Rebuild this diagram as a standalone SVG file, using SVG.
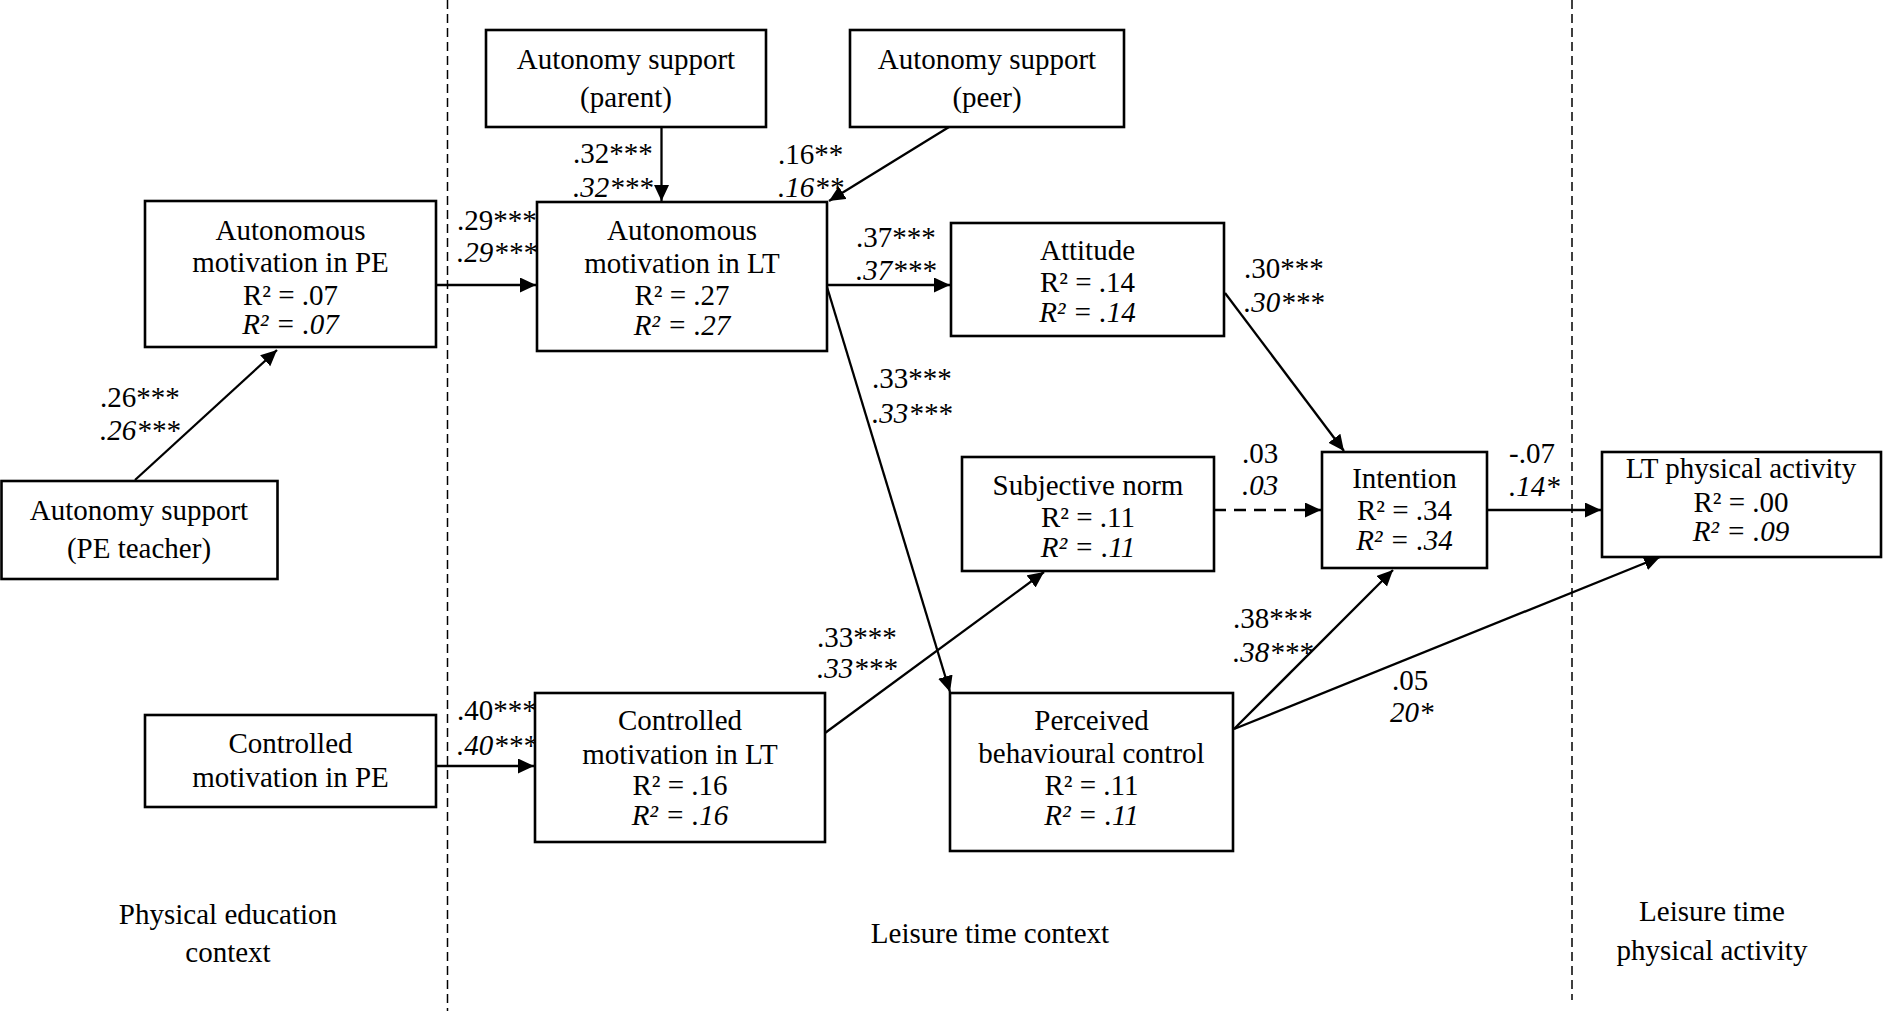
<svg xmlns="http://www.w3.org/2000/svg" width="1883" height="1011" viewBox="0 0 1883 1011">
<style>
text{font-family:"Liberation Serif","Times New Roman",serif;font-size:29px;fill:#000}
.c{text-anchor:middle}
.i{font-style:italic}
.box{fill:#fff;stroke:#000;stroke-width:2.6}
.ln{stroke:#000;stroke-width:2.3;fill:none}
.dash{stroke-dasharray:12 8}
.sep{stroke:#000;stroke-width:1.5;stroke-dasharray:9 5;fill:none}
</style>
<defs>
<marker id="ah" markerUnits="userSpaceOnUse" markerWidth="18" markerHeight="16" refX="16" refY="7.5" orient="auto">
<path d="M0,0 L16,7.5 L0,15 z" fill="#000"/>
</marker>
</defs>
<g id="separators">
<line class="sep" x1="447.5" y1="0" x2="447.5" y2="1011"/>
<line class="sep" x1="1572" y1="0" x2="1572" y2="1000"/>
</g>
<g id="connectors">
<line class="ln" x1="135" y1="480" x2="277" y2="350" marker-end="url(#ah)"/>
<line class="ln" x1="436" y1="285" x2="536" y2="285" marker-end="url(#ah)"/>
<line class="ln" x1="661.5" y1="127" x2="661.5" y2="201" marker-end="url(#ah)"/>
<line class="ln" x1="949" y1="127" x2="829" y2="201" marker-end="url(#ah)"/>
<line class="ln" x1="436" y1="766" x2="534" y2="766" marker-end="url(#ah)"/>
<line class="ln" x1="827" y1="285" x2="950" y2="285" marker-end="url(#ah)"/>
<line class="ln" x1="827" y1="287" x2="950" y2="692" marker-end="url(#ah)"/>
<line class="ln" x1="825" y1="733" x2="1044" y2="572" marker-end="url(#ah)"/>
<line class="ln" x1="1225" y1="293" x2="1344" y2="451" marker-end="url(#ah)"/>
<line class="ln dash" x1="1214" y1="510" x2="1321" y2="510" marker-end="url(#ah)"/>
<line class="ln" x1="1487" y1="510" x2="1601" y2="510" marker-end="url(#ah)"/>
<line class="ln" x1="1234" y1="729" x2="1393" y2="570" marker-end="url(#ah)"/>
<line class="ln" x1="1234" y1="729" x2="1660" y2="557" marker-end="url(#ah)"/>
</g>
<g id="labels">
<text x="100" y="407">.26***</text><text class="i" x="100" y="440">.26***</text>
<text x="457" y="230">.29***</text><text class="i" x="457" y="262">.29***</text>
<text x="573" y="163">.32***</text><text class="i" x="573" y="197">.32***</text>
<text x="778" y="164">.16**</text><text class="i" x="778" y="197">.16**</text>
<text x="856" y="247">.37***</text><text class="i" x="856" y="280">.37***</text>
<text x="872" y="388">.33***</text><text class="i" x="872" y="423">.33***</text>
<text x="1244" y="278">.30***</text><text class="i" x="1244" y="312">.30***</text>
<text x="1242" y="463">.03</text><text class="i" x="1242" y="495">.03</text>
<text x="1509" y="463">-.07</text><text class="i" x="1509" y="496">.14*</text>
<text x="817" y="647">.33***</text><text class="i" x="817" y="678">.33***</text>
<text x="1233" y="628">.38***</text><text class="i" x="1233" y="662">.38***</text>
<text x="1392" y="690">.05</text><text class="i" x="1390" y="722">20*</text>
<text x="457" y="720">.40***</text><text class="i" x="457" y="755">.40***</text>
</g>
<g id="asPE">
<rect class="box" x="1.5" y="481" width="276" height="98"/>
<text class="c" x="139" y="520">Autonomy support</text>
<text class="c" x="139" y="558">(PE teacher)</text>
</g>
<g id="amPE">
<rect class="box" x="145" y="201" width="291" height="146"/>
<text class="c" x="290.5" y="240">Autonomous</text>
<text class="c" x="290.5" y="272">motivation in PE</text>
<text class="c" x="290.5" y="305">R² = .07</text>
<text class="c i" x="290.5" y="334">R² = .07</text>
</g>
<g id="cmPE">
<rect class="box" x="145" y="715" width="291" height="92"/>
<text class="c" x="290.5" y="753">Controlled</text>
<text class="c" x="290.5" y="787">motivation in PE</text>
</g>
<g id="asParent">
<rect class="box" x="486" y="30" width="280" height="97"/>
<text class="c" x="626" y="69">Autonomy support</text>
<text class="c" x="626" y="107">(parent)</text>
</g>
<g id="asPeer">
<rect class="box" x="850" y="30" width="274" height="97"/>
<text class="c" x="987" y="69">Autonomy support</text>
<text class="c" x="987" y="107">(peer)</text>
</g>
<g id="amLT">
<rect class="box" x="537" y="202" width="290" height="149"/>
<text class="c" x="682" y="240">Autonomous</text>
<text class="c" x="682" y="273">motivation in LT</text>
<text class="c" x="682" y="305">R² = .27</text>
<text class="c i" x="682" y="335">R² = .27</text>
</g>
<g id="attitude">
<rect class="box" x="951" y="223" width="273" height="113"/>
<text class="c" x="1087.5" y="260">Attitude</text>
<text class="c" x="1087.5" y="292">R² = .14</text>
<text class="c i" x="1087.5" y="322">R² = .14</text>
</g>
<g id="subjectiveNorm">
<rect class="box" x="962" y="457" width="252" height="114"/>
<text class="c" x="1088" y="495">Subjective norm</text>
<text class="c" x="1088" y="527">R² = .11</text>
<text class="c i" x="1088" y="557">R² = .11</text>
</g>
<g id="intention">
<rect class="box" x="1322" y="452" width="165" height="116"/>
<text class="c" x="1404.5" y="488">Intention</text>
<text class="c" x="1404.5" y="520">R² = .34</text>
<text class="c i" x="1404.5" y="550">R² = .34</text>
</g>
<g id="ltpa">
<rect class="box" x="1602" y="452" width="279" height="105"/>
<text class="c" x="1741" y="478">LT physical activity</text>
<text class="c" x="1741" y="512">R² = .00</text>
<text class="c i" x="1741" y="541">R² = .09</text>
</g>
<g id="cmLT">
<rect class="box" x="535" y="693" width="290" height="149"/>
<text class="c" x="680" y="730">Controlled</text>
<text class="c" x="680" y="764">motivation in LT</text>
<text class="c" x="680" y="795">R² = .16</text>
<text class="c i" x="680" y="825">R² = .16</text>
</g>
<g id="pbc">
<rect class="box" x="950" y="693" width="283" height="158"/>
<text class="c" x="1091.5" y="730">Perceived</text>
<text class="c" x="1091.5" y="763">behavioural control</text>
<text class="c" x="1091.5" y="795">R² = .11</text>
<text class="c i" x="1091.5" y="825">R² = .11</text>
</g>
<g id="contexts">
<text class="c" x="228" y="924">Physical education</text>
<text class="c" x="228" y="962">context</text>
<text class="c" x="990" y="943">Leisure time context</text>
<text class="c" x="1712" y="921">Leisure time</text>
<text class="c" x="1712" y="960">physical activity</text>
</g>
</svg>
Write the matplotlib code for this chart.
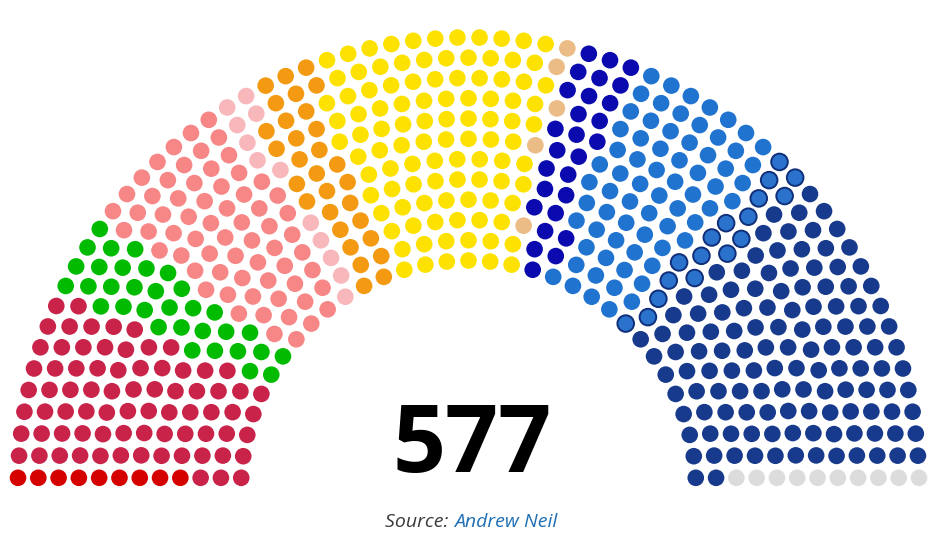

WHAT YOU SHOULD DO:
Wherever a line in the data above holds "this", copy that line.

EXERCISE SOLUTION:
Rebuild this diagram as a standalone SVG file, using SVG.
Write the matplotlib code for this chart.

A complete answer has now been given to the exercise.